## SET TASK
Reproduce exactly, and only, the lines of the material below running from the line bearing "Give me the Chart.js source for this chart." through the line bearing "const refLine = [0, 1];". Leave any pictures out.

## PROVIDED RECORDS
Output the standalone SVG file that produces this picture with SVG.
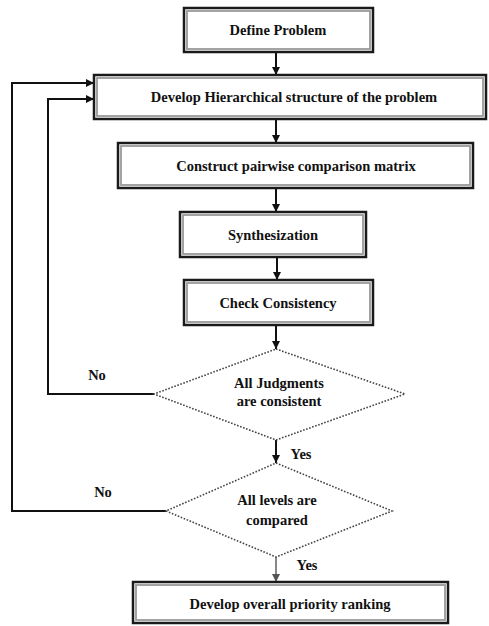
<svg xmlns="http://www.w3.org/2000/svg" width="489" height="626" viewBox="0 0 489 626">
<defs>
<marker id="ah" viewBox="0 0 10 10" refX="10" refY="5" markerWidth="8" markerHeight="8" markerUnits="userSpaceOnUse" orient="auto">
<path d="M0,0 L10,5 L0,10 z" fill="#111"/>
</marker>
<marker id="ahg" viewBox="0 0 10 10" refX="10" refY="5" markerWidth="8" markerHeight="8" markerUnits="userSpaceOnUse" orient="auto">
<path d="M0,0 L10,5 L0,10 z" fill="#555"/>
</marker>
</defs>
<style>
.outer{fill:#fff;stroke:#1a1a1a;stroke-width:2.5}
.inner{fill:none;stroke:#9a9a9a;stroke-width:1.8}
.dia{fill:#fff;stroke:#444;stroke-width:1.6;stroke-dasharray:1.6 1.6}
.t{font-family:"Liberation Serif","Times New Roman",serif;font-weight:bold;font-size:14.5px;fill:#111;text-anchor:middle}
.c{fill:none;stroke:#111;stroke-width:2}
</style>
<rect width="489" height="626" fill="#fff"/>
<g id="connectors">
<line class="c" x1="276" y1="52" x2="276" y2="75" marker-end="url(#ah)"/>
<line class="c" x1="276" y1="119" x2="276" y2="143" marker-end="url(#ah)"/>
<line class="c" x1="276" y1="188" x2="276" y2="212" marker-end="url(#ah)"/>
<line class="c" x1="277" y1="257" x2="277" y2="280" marker-end="url(#ah)"/>
<line class="c" x1="276" y1="325" x2="276" y2="349" marker-end="url(#ah)"/>
<line class="c" x1="276" y1="440" x2="276" y2="463" marker-end="url(#ah)"/>
<line x1="276" y1="557" x2="276" y2="582" stroke="#888" stroke-width="2" marker-end="url(#ahg)"/>
<polyline class="c" points="154,394 48,394 48,99 94,99" marker-end="url(#ah)"/>
<polyline class="c" points="166,511 12,511 12,83 94,83" marker-end="url(#ah)"/>
<text class="t" x="97" y="380">No</text>
<text class="t" x="103" y="497">No</text>
<text class="t" x="301" y="459">Yes</text>
<text class="t" x="307" y="570">Yes</text>
</g>
<g id="define">
<rect class="outer" x="184" y="8" width="189" height="44"/>
<rect class="inner" x="187" y="11" width="183" height="38"/>
<text class="t" x="278" y="35">Define Problem</text>
</g>
<g id="hierarchy">
<rect class="outer" x="94" y="75" width="392" height="44"/>
<rect class="inner" x="97" y="78" width="386" height="38"/>
<text class="t" x="294" y="102">Develop Hierarchical structure of the problem</text>
</g>
<g id="pairwise">
<rect class="outer" x="118" y="143" width="355" height="45"/>
<rect class="inner" x="121" y="146" width="349" height="39"/>
<text class="t" x="296" y="170.5">Construct pairwise comparison matrix</text>
</g>
<g id="synth">
<rect class="outer" x="180" y="212" width="186" height="45"/>
<rect class="inner" x="183" y="215" width="180" height="39"/>
<text class="t" x="273" y="239.5">Synthesization</text>
</g>
<g id="check">
<rect class="outer" x="184" y="280" width="189" height="45"/>
<rect class="inner" x="187" y="283" width="183" height="39"/>
<text class="t" x="278" y="307.5">Check Consistency</text>
</g>
<g id="judgments">
<polygon class="dia" points="276,349 405,394 276,440 154,394"/>
<text class="t" x="279" y="388">All Judgments</text>
<text class="t" x="279" y="406">are consistent</text>
</g>
<g id="levels">
<polygon class="dia" points="276,463 392,511 276,557 166,511"/>
<text class="t" x="277" y="505">All levels are</text>
<text class="t" x="277" y="525">compared</text>
</g>
<g id="ranking">
<rect class="outer" x="133" y="582" width="315" height="41"/>
<rect class="inner" x="136" y="585" width="309" height="35"/>
<text class="t" x="290" y="608.5">Develop overall priority ranking</text>
</g>
</svg>
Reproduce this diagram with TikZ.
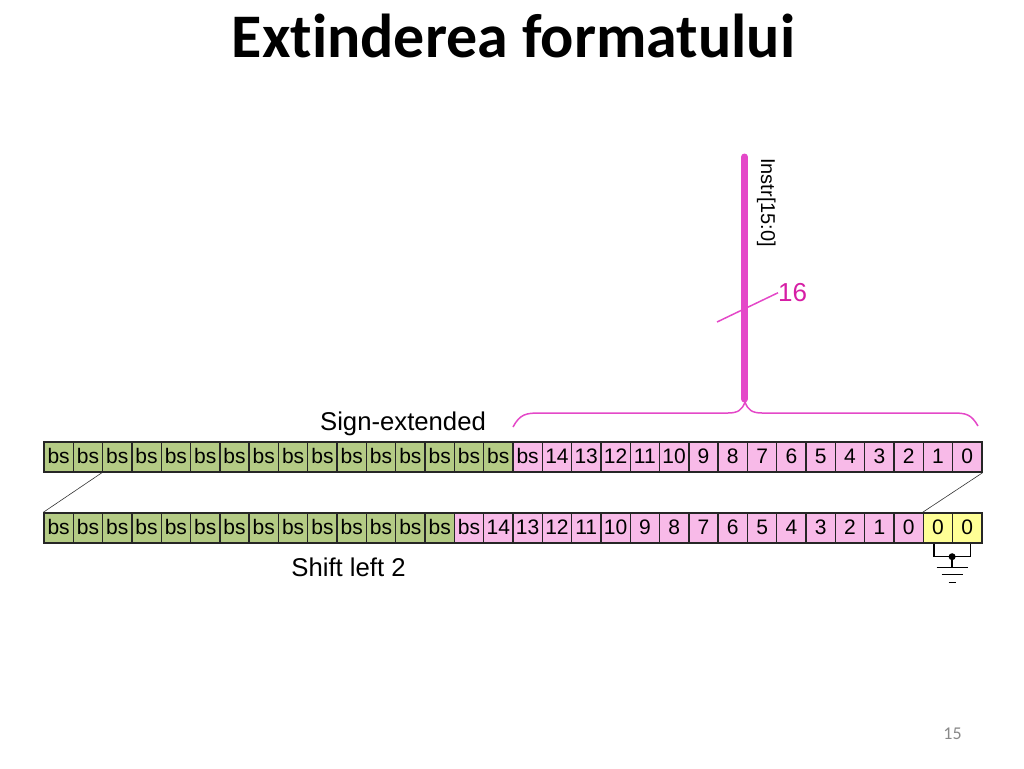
\documentclass[tikz,border=0pt]{standalone}
\usepackage{fontspec}
\setmainfont{Liberation Sans}
\newfontfamily\titlefont[Ligatures={NoCommon}]{Carlito}
\usetikzlibrary{calc}
\definecolor{bsgreen}{RGB}{180,203,133}
\definecolor{bitpink}{RGB}{248,186,232}
\definecolor{zeroyellow}{RGB}{255,255,150}
\definecolor{buspink}{RGB}{228,72,200}
\definecolor{widthmagenta}{RGB}{214,30,165}
\definecolor{pagegray}{RGB}{137,137,137}

\begin{document}
\begin{tikzpicture}[x=1pt, y=-1pt,
  cell/.style={draw=black!85, line width=1.4pt, minimum width=29.31pt, minimum height=30pt, inner sep=0pt, text height=15pt, text depth=1.5pt, font=\fontsize{21}{21}\selectfont},
  wire/.style={black!80, line width=0.6pt},
  gnd/.style={black, line width=1.3pt}]
  \useasboundingbox (0,0) rectangle (1024,768);

  \node[anchor=base, inner sep=0pt, font=\titlefont\bfseries\fontsize{62}{62}\selectfont] (title) at (513.5,57) {Extinderea formatului};

  % sign-extended word
  \foreach \i in {0,...,31} {
    \ifnum\i<16 \def\lbl{bs}\def\clr{bsgreen}
    \else\ifnum\i=16 \def\lbl{bs}\def\clr{bitpink}
    \else \pgfmathtruncatemacro\lbl{31-\i}\def\clr{bitpink}\fi\fi
    \node[cell, fill=\clr] (top-\i) at ({44+29.31*(\i+0.5)},457) {\lbl};
  }

  % shifted word
  \foreach \i in {0,...,31} {
    \ifnum\i<14 \def\lbl{bs}\def\clr{bsgreen}
    \else\ifnum\i=14 \def\lbl{bs}\def\clr{bitpink}
    \else\ifnum\i<30 \pgfmathtruncatemacro\lbl{29-\i}\def\clr{bitpink}
    \else \def\lbl{0}\def\clr{zeroyellow}\fi\fi\fi
    \node[cell, fill=\clr] (bot-\i) at ({44+29.31*(\i+0.5)},528) {\lbl};
  }

  \draw[wire] (top-2.south west) -- (bot-0.north west);
  \draw[wire] (top-31.south east) -- (bot-30.north west);

  \node[anchor=base, inner sep=0pt, font=\fontsize{25.7}{26}\selectfont] (sign-label) at (403,430) {Sign-extended};
  \node[anchor=base, inner sep=0pt, font=\fontsize{25.7}{26}\selectfont] (shift-label) at (348.5,576) {Shift left 2};

  % brace and bus
  \coordinate (brace-tip) at (745,402);
  \coordinate (bus-top) at (744.5,157);
  \draw[buspink, line width=1.5pt] (513,427) .. controls (520,414) and (526,413) .. (540,413) -- (728,413) .. controls (738,413) and (742,410) .. (brace-tip) .. controls (748,410) and (752,413) .. (762,413) -- (952,413) .. controls (966,413) and (971,414) .. (978,426);
  \draw[buspink, line width=7pt, line cap=round] (bus-top) -- (744.5,399);
  \node[anchor=base west, rotate=-90, inner sep=0pt, font=\fontsize{20}{20}\selectfont] (instr-label) at (761,158) {Instr[15:0]};
  \node[anchor=base west, inner sep=0pt, text=widthmagenta, font=\fontsize{26}{26}\selectfont] (bus-width) at (778,301.7) {16};
  \coordinate (slash-start) at (717,322);
  \draw[buspink, line width=1.5pt] (slash-start) -- (bus-width.west);

  % ground on the two new bits
  \coordinate (gnd-l) at ($(bot-30.south)+(-4,13)$);
  \coordinate (gnd-r) at ($(bot-31.south)+(3,13)$);
  \draw[gnd] ($(bot-30.south)+(-4,0)$) -- (gnd-l) -- (gnd-r) -- ($(bot-31.south)+(3,0)$);
  \coordinate (gnd-node) at ($(gnd-l)!0.5!(gnd-r)$);
  \fill (gnd-node) circle (3.5);
  \draw[gnd] (gnd-node) -- ++(0,11) coordinate (gnd-bar);
  \draw[gnd] ($(gnd-bar)+(-15.5,0)$) -- ($(gnd-bar)+(15.5,0)$);
  \draw[gnd] ($(gnd-bar)+(-10.5,7)$) -- ($(gnd-bar)+(10.5,7)$);
  \draw[gnd] ($(gnd-bar)+(-3.5,15)$) -- ($(gnd-bar)+(3.5,15)$);

  \node[anchor=base, inner sep=0pt, text=pagegray, font=\titlefont\fontsize{18}{18}\selectfont] (page-num) at (952.5,739) {15};
\end{tikzpicture}
\end{document}
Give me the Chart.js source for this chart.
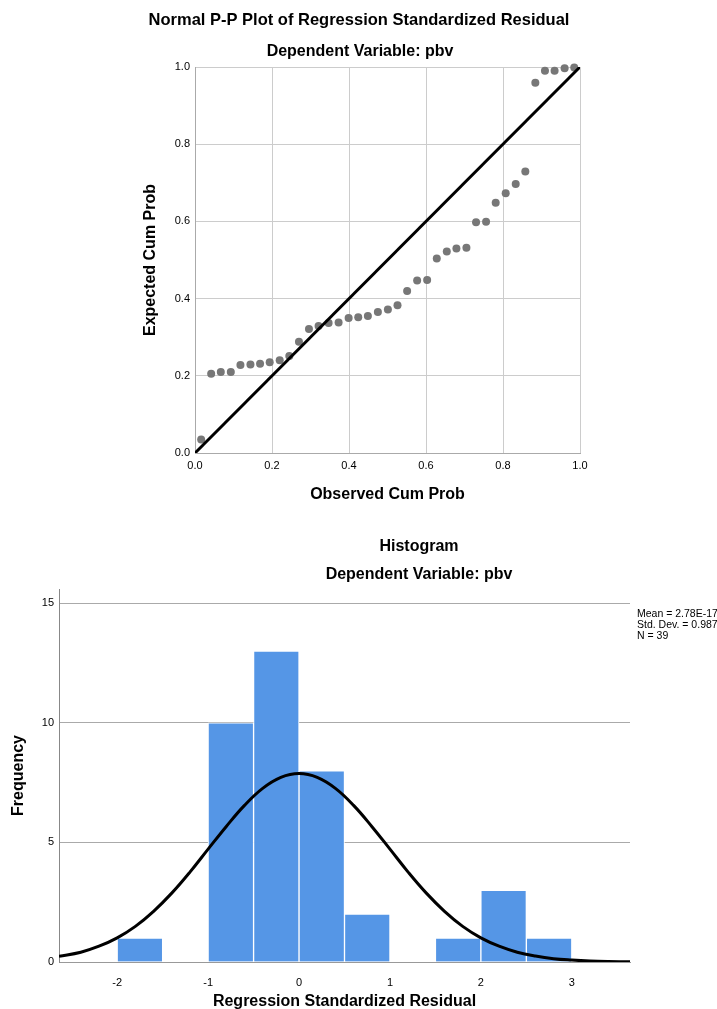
<!DOCTYPE html>
<html>
<head>
<meta charset="utf-8">
<script src="https://cdn.jsdelivr.net/npm/chart.js@4.4.1/dist/chart.umd.min.js"></script>
<style>
  html, body { margin: 0; padding: 0; background: #fff; width: 717px; height: 1009px; overflow: hidden; }
  .box { position: absolute; left: 0; width: 717px; }
  #ppBox { top: 0; height: 515px; }
  #histBox { top: 520px; height: 495px; }
</style>
</head>
<body>
<div class="box" id="ppBox"><canvas id="ppChart"></canvas></div>
<div class="box" id="histBox"><canvas id="histChart"></canvas></div>
<script>
// P-P plot data
const observedCumProb = [0.016, 0.042, 0.067, 0.093, 0.118, 0.144, 0.169, 0.194, 0.220, 0.245,
    0.270, 0.296, 0.321, 0.347, 0.373, 0.399, 0.424, 0.449, 0.475, 0.501,
    0.526, 0.551, 0.577, 0.603, 0.628, 0.654, 0.679, 0.705, 0.730, 0.756,
    0.781, 0.807, 0.833, 0.858, 0.884, 0.909, 0.934, 0.960, 0.985];
const expectedCumProb = [0.035, 0.205, 0.210, 0.210, 0.228, 0.229, 0.231, 0.235, 0.240, 0.251,
    0.288, 0.321, 0.329, 0.337, 0.338, 0.350, 0.352, 0.355, 0.365, 0.372,
    0.383, 0.420, 0.447, 0.448, 0.504, 0.522, 0.530, 0.532, 0.598, 0.599,
    0.648, 0.673, 0.697, 0.729, 0.959, 0.990, 0.990, 0.997, 0.999];
const refLine = [0, 1];

// Histogram data
const binCenters = [-1.75, -0.75, -0.25, 0.25, 0.75, 1.75, 2.25, 2.75];
const binCounts = [1, 10, 13, 8, 2, 1, 3, 1];
const histXTicks = [-2, -1, 0, 1, 2, 3];
const histYTicks = [0, 5, 10, 15];
const curveX = [-2.64, -2.4, -2.2, -2.0, -1.8, -1.6, -1.4, -1.2, -1.0, -0.8, -0.6, -0.4, -0.2, 0,
    0.2, 0.4, 0.6, 0.8, 1.0, 1.2, 1.4, 1.6, 1.8, 2.0, 2.2, 2.4, 2.6, 2.8, 3.0, 3.2, 3.4, 3.64];
const curveY = [0.24, 0.41, 0.66, 1.01, 1.49, 2.12, 2.88, 3.76, 4.72, 5.67, 6.55, 7.26, 7.72, 7.88,
    7.72, 7.26, 6.55, 5.67, 4.72, 3.76, 2.88, 2.12, 1.49, 1.01, 0.66, 0.41, 0.25, 0.14, 0.08, 0.04, 0.02, 0.01];
const histStats = ['Mean = 2.78E-17', 'Std. Dev. = 0.987', 'N = 39'];

Chart.defaults.font.family = '"Liberation Sans", Arial, sans-serif';
Chart.defaults.color = '#000';

// draws title lines at fixed spots (SPSS centres them differently than Chart.js)
function textPlugin(items) {
    return {
        id: 'fixedText',
        afterDraw(chart) {
            const ctx = chart.ctx;
            items.forEach(it => {
                ctx.save();
                ctx.font = it.font;
                ctx.fillStyle = '#000';
                ctx.textAlign = it.align || 'center';
                ctx.textBaseline = 'middle';
                ctx.fillText(it.text, it.x, it.y);
                ctx.restore();
            });
        }
    };
}

const titleFont = 'bold 16px "Liberation Sans", Arial, sans-serif';
const statFont = '10.5px "Liberation Sans", Arial, sans-serif';

new Chart(document.getElementById('ppChart'), {
    type: 'scatter',
    data: {
        datasets: [
            {
                type: 'line',
                data: refLine.map(v => ({ x: v, y: v })),
                borderColor: '#000',
                borderWidth: 3,
                pointRadius: 0,
                order: 0
            },
            {
                data: observedCumProb.map((x, i) => ({ x: x, y: expectedCumProb[i] })),
                backgroundColor: '#777777',
                borderWidth: 0,
                pointRadius: 4,
                clip: false,
                order: 1
            }
        ]
    },
    options: {
        responsive: true,
        maintainAspectRatio: false,
        animation: false,
        layout: { padding: { top: 67, left: 137, right: 137, bottom: 0 } },
        plugins: { legend: { display: false }, tooltip: { enabled: false } },
        scales: {
            x: {
                type: 'linear', min: 0, max: 1, bounds: 'data',
                ticks: { stepSize: 0.2, callback: v => v.toFixed(1), padding: 6, font: { size: 11 }, maxRotation: 0 },
                grid: { color: '#cccccc', drawTicks: false },
                border: { color: '#aaaaaa' },
                title: { display: true, text: 'Observed Cum Prob', font: { size: 16, weight: 'bold' }, padding: { top: 0, bottom: 11 } },
                afterFit: s => { s.height = 62; }
            },
            y: {
                type: 'linear', min: 0, max: 1, bounds: 'data',
                ticks: { stepSize: 0.2, callback: v => v.toFixed(1), padding: 5, font: { size: 11 } },
                grid: { color: '#cccccc', drawTicks: false },
                border: { color: '#aaaaaa' },
                title: { display: true, text: 'Expected Cum Prob', font: { size: 16, weight: 'bold' }, padding: { top: 4, bottom: 0 } },
                afterFit: s => { s.width = 58; }
            }
        }
    },
    plugins: [textPlugin([
        { text: 'Normal P-P Plot of Regression Standardized Residual', x: 359, y: 20, font: 'bold 16.5px "Liberation Sans", Arial, sans-serif' },
        { text: 'Dependent Variable: pbv', x: 360, y: 52, font: titleFont }
    ])]
});

new Chart(document.getElementById('histChart'), {
    type: 'bar',
    data: {
        datasets: [
            {
                type: 'line',
                data: curveX.map((x, i) => ({ x: x, y: curveY[i] })),
                borderColor: '#000',
                borderWidth: 3,
                pointRadius: 0,
                tension: 0.4,
                order: 0
            },
            {
                type: 'bar',
                data: binCenters.map((x, i) => ({ x: x, y: binCounts[i] })),
                backgroundColor: '#5596e6',
                borderColor: '#ffffff',
                borderWidth: 1,
                barPercentage: 1,
                categoryPercentage: 1,
                order: 1
            }
        ]
    },
    options: {
        responsive: true,
        maintainAspectRatio: false,
        animation: false,
        layout: { padding: { top: 69, left: 6, right: 87, bottom: 0 } },
        plugins: { legend: { display: false }, tooltip: { enabled: false } },
        scales: {
            x: {
                type: 'linear', min: -2.64, max: 3.64, bounds: 'data', offset: false,
                afterBuildTicks: s => { s.ticks = histXTicks.map(v => ({ value: v })); },
                ticks: { padding: 6, font: { size: 11 }, maxRotation: 0 },
                grid: { display: false },
                border: { color: '#999999' },
                title: { display: true, text: 'Regression Standardized Residual', font: { size: 16, weight: 'bold' }, padding: { top: 0, bottom: 4 } },
                afterFit: s => { s.height = 53; }
            },
            y: {
                min: 0, max: 15.6, bounds: 'data',
                afterBuildTicks: s => { s.ticks = histYTicks.map(v => ({ value: v })); },
                ticks: { padding: 5, font: { size: 11 } },
                grid: { color: '#aaaaaa', drawTicks: false },
                border: { color: '#888888' },
                title: { display: true, text: 'Frequency', font: { size: 16, weight: 'bold' }, padding: { top: 3, bottom: 0 } },
                afterFit: s => { s.width = 53; }
            }
        }
    },
    plugins: [textPlugin([
        { text: 'Histogram', x: 419, y: 27, font: titleFont },
        { text: 'Dependent Variable: pbv', x: 419, y: 55, font: titleFont },
        { text: histStats[0], x: 637, y: 94, align: 'left', font: statFont },
        { text: histStats[1], x: 637, y: 105, align: 'left', font: statFont },
        { text: histStats[2], x: 637, y: 116, align: 'left', font: statFont }
    ])]
});
</script>
</body>
</html>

## REPLY
Give me the Chart.js source for this chart.
<!DOCTYPE html>
<html>
<head>
<meta charset="utf-8">
<script src="https://cdn.jsdelivr.net/npm/chart.js@4.4.1/dist/chart.umd.min.js"></script>
<style>
  html, body { margin: 0; padding: 0; background: #fff; width: 717px; height: 1009px; overflow: hidden; }
  .box { position: absolute; left: 0; width: 717px; }
  #ppBox { top: 0; height: 515px; }
  #histBox { top: 520px; height: 495px; }
</style>
</head>
<body>
<div class="box" id="ppBox"><canvas id="ppChart"></canvas></div>
<div class="box" id="histBox"><canvas id="histChart"></canvas></div>
<script>
// P-P plot data
const observedCumProb = [0.016, 0.042, 0.067, 0.093, 0.118, 0.144, 0.169, 0.194, 0.220, 0.245,
    0.270, 0.296, 0.321, 0.347, 0.373, 0.399, 0.424, 0.449, 0.475, 0.501,
    0.526, 0.551, 0.577, 0.603, 0.628, 0.654, 0.679, 0.705, 0.730, 0.756,
    0.781, 0.807, 0.833, 0.858, 0.884, 0.909, 0.934, 0.960, 0.985];
const expectedCumProb = [0.035, 0.205, 0.210, 0.210, 0.228, 0.229, 0.231, 0.235, 0.240, 0.251,
    0.288, 0.321, 0.329, 0.337, 0.338, 0.350, 0.352, 0.355, 0.365, 0.372,
    0.383, 0.420, 0.447, 0.448, 0.504, 0.522, 0.530, 0.532, 0.598, 0.599,
    0.648, 0.673, 0.697, 0.729, 0.959, 0.990, 0.990, 0.997, 0.999];
const refLine = [0, 1];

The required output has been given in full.